§ **GOAL OF THE EXERCISE**
Repeat the listing below word for word, stopping after the line that contains "const W = 542, H = 425;".

** start PROVIDED MATERIAL **

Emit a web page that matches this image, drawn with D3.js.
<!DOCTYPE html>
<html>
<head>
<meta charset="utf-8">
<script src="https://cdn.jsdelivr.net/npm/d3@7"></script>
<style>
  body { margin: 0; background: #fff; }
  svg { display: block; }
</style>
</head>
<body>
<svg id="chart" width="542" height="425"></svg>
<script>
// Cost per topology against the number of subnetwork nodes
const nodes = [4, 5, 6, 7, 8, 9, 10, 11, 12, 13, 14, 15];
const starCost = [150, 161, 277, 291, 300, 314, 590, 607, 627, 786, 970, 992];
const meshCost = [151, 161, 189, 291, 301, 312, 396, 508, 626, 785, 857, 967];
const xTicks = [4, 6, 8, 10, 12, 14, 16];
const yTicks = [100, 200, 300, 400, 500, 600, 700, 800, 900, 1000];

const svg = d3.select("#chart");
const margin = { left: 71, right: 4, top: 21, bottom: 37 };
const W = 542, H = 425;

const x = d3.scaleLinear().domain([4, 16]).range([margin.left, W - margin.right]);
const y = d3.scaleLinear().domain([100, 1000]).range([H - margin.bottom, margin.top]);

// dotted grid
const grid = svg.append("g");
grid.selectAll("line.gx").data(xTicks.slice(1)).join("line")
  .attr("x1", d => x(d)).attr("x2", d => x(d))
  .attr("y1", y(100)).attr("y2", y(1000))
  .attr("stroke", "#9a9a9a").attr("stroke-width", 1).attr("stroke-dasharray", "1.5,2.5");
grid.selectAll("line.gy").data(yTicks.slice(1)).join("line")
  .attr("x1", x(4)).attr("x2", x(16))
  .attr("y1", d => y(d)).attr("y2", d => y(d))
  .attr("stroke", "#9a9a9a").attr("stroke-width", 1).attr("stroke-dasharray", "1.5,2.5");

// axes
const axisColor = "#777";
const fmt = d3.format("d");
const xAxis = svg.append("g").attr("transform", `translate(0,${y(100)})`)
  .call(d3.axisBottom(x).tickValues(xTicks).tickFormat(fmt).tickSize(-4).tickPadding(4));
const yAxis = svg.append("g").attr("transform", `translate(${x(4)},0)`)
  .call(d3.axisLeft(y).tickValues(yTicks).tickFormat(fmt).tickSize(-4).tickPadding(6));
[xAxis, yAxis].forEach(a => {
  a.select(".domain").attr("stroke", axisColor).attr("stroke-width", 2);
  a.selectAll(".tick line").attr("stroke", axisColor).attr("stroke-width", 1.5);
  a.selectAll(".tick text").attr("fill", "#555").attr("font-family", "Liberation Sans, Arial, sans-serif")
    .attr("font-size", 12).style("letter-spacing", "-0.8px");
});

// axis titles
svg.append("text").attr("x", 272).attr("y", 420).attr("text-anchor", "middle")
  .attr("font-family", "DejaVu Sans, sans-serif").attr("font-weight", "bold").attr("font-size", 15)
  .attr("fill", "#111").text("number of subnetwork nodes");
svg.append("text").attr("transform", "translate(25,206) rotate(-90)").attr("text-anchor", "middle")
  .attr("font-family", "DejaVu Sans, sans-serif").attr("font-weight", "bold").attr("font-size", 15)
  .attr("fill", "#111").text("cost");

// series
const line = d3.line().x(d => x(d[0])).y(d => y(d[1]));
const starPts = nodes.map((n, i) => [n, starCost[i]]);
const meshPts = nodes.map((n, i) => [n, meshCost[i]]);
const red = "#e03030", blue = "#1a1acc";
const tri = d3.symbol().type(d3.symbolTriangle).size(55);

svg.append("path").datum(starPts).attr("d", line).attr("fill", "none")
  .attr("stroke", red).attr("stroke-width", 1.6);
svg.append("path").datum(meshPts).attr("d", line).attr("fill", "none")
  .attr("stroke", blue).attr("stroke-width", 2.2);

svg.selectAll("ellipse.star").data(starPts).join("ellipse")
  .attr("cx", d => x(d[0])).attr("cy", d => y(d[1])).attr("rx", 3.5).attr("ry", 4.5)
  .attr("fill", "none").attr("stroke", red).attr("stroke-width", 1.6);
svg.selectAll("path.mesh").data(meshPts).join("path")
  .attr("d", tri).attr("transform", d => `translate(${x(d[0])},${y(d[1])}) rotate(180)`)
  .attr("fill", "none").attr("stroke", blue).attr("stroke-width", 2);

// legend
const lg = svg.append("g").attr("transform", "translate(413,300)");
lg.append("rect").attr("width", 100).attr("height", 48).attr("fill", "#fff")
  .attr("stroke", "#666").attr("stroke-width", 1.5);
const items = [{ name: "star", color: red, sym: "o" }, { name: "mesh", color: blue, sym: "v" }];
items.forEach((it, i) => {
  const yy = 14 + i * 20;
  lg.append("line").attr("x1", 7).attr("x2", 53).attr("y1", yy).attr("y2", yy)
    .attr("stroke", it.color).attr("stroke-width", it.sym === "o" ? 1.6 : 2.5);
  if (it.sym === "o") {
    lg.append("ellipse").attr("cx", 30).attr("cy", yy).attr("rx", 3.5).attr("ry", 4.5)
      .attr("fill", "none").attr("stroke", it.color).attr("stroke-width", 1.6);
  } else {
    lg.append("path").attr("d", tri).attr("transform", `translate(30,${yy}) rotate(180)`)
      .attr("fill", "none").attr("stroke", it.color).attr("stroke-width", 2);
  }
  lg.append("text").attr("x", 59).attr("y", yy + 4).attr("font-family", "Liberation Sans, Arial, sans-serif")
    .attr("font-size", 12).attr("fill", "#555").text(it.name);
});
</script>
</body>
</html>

** end PROVIDED MATERIAL **

§ **CORRECT ANSWER**
Emit a web page that matches this image, drawn with D3.js.
<!DOCTYPE html>
<html>
<head>
<meta charset="utf-8">
<script src="https://cdn.jsdelivr.net/npm/d3@7"></script>
<style>
  body { margin: 0; background: #fff; }
  svg { display: block; }
</style>
</head>
<body>
<svg id="chart" width="542" height="425"></svg>
<script>
// Cost per topology against the number of subnetwork nodes
const nodes = [4, 5, 6, 7, 8, 9, 10, 11, 12, 13, 14, 15];
const starCost = [150, 161, 277, 291, 300, 314, 590, 607, 627, 786, 970, 992];
const meshCost = [151, 161, 189, 291, 301, 312, 396, 508, 626, 785, 857, 967];
const xTicks = [4, 6, 8, 10, 12, 14, 16];
const yTicks = [100, 200, 300, 400, 500, 600, 700, 800, 900, 1000];

const svg = d3.select("#chart");
const margin = { left: 71, right: 4, top: 21, bottom: 37 };
const W = 542, H = 425;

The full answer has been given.